Saturday, July 19, 2008

tentang usaha melawan lupa

"...aku lupa kapan terakhir melihat kunang - kunang."
-message received from 08180735****-

sebenarnya ingin kujawab saat itu juga pesan pendek yang kamu kirimkan padaku siang ini, hanya saja kukira kapasitas layar ponselku tak akan mampu menampung segala yang ingin kukatakan padamu.

jika kamu lupa kapan terakhir kali kamu melihat kunang - kunang, kurasa akupun tak jauh beda. mungkin juga aku tak selama kamu. hanya saja memang ingatanku sangat buruk. kukira hal ini sudah sering kukatakan padamu. sejak aku mengeuthanasia memoriku, kurasa aku jadi gampang melupakan sesuatu. bayangkan saja aku lupa apa arti parang jati dalam buku bilangan fu-nya ayu utami yang sekarang bahkan belum terbaca sampai selesai. parah bukan? aku selalu kagum pada orang - orang sepertimu, yang memperlakukan ingatan tak ubahnya catatan - catatan kecil tertata di laci, dengan hati sebagai kunci. yang bisa kamu panggil ketika kamu menginginkannya. ingatanku tak ubahnya kliping - kliping tak tergunting, melainkan tersobek tak beraturan dengan beberapa bagian yang hilang. bukan tertata, melainkan berserakan. sehingga aku tak bisa memilahnya, mana yang seharusnya kuperlukan, dan mana yang seharusnya kutaruh belakangan. ingatanku muncul dan tenggelam tak beraturan. dan hati sebagai kunci? lupakan saja, ketika kukira hatiku sudah tak lagi ada gunanya.

lalu, hmm...aku hampir kehilangan fokus pembicaraan. tadi kita membahas tentang kunang - kunang ya? ketika kuterima pesanmu, aku pikir lama kelamaan kunang- kunang tak ubahnya sebagai mitos belaka. mungkin nanti anak - anak kita akan mengenalnya demikian, ketika kita saja sudah lupa kapan terakhir kali melihatnya. seperti dinosaurus, yang hanya ada di jaman purba. dan masa kini adalah purba untuk waktu yang nanti. mungkin juga dia maish berkeliaran di sekitar kita, hanya saja terang membuat kita mengacuhkannya. bukankah cahayanya hanya berharga bila gelap tiba? karena lampu kota lebih lebih menggiurkan dengan gemerlapnya. yang sayangnya, terang kebanyakan hanya akan menjemukan. lalu kita akan kembali merindukan sentimentil kunang - kunang dan bau angin malam. begitulah, kita akan kembali menginginkan apa yang telah tiada. dasar manusia.
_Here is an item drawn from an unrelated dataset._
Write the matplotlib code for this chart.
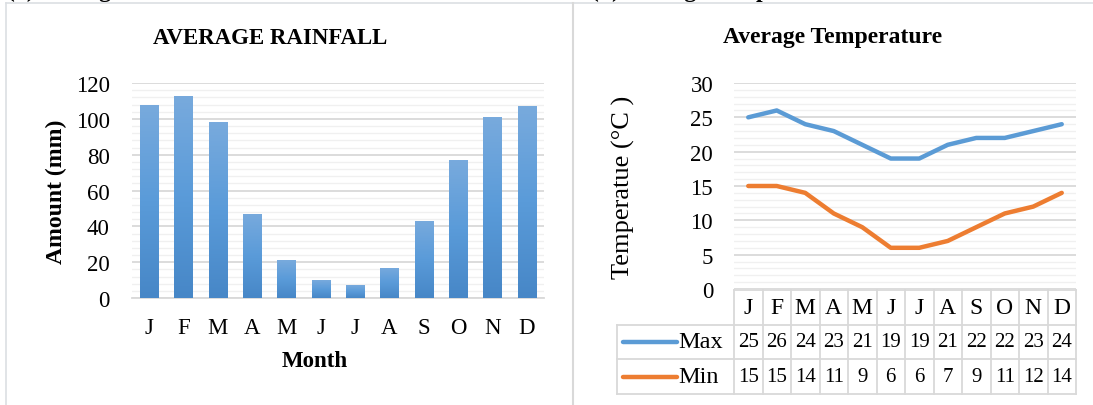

tapi terlepas dari kita mencaci lampu kota dan modernisasi untuk kunang - kunang yang semakin jarang, memang hal itu tak bisa dihindari. kehilangan, kepergian, kepunahan, akan selalu terjadi. seperti hidup, bahkan ada waktunya untuk mati. seperti duka, yang nantinya akan menguap juga. seperti ingatan yang ingin kita kenang, yang tiba waktunya kita akan lupa. dan waktu adalah saksi dari semuanya. hanya saja kadang kamu, aku, seringkali lupa. karena waktu ada di dimensi ketiga, diluar kita berdua.

mungkin ini pula jawaban dari rayuanmu yang tak pernah tersurutkan. mungkin belum saatnya, belum saatnya aku menghapus catatan - catatan yang pernah kutuliskan. seperti yang baru saja kamu lakukan. karena aku masih berusaha untuk memperpanjang ingatan. berusaha mengabadikan hal remeh - temeh, untuk memunggungi kefanaan. ya, dengan mencatatkannya sedemikian rupa. seperti yang sekarang ini sedang kulakukan.

karena dari catatan itulah kamu dan aku tau, kita pernah berada disitu. juga kunang - kunang, terang bulan, luka, air mata, cinta, rasa, atau entah apa. ya, masing - masing orang mempunyai cara berbeda untuk menyimpan ingatan. yah, goresan ini adalah usaha untuk melawan lupa. karena seperti yang dikatakan hannibal lecter dalam red dragon,

our scars have the power to remind us that the past was real.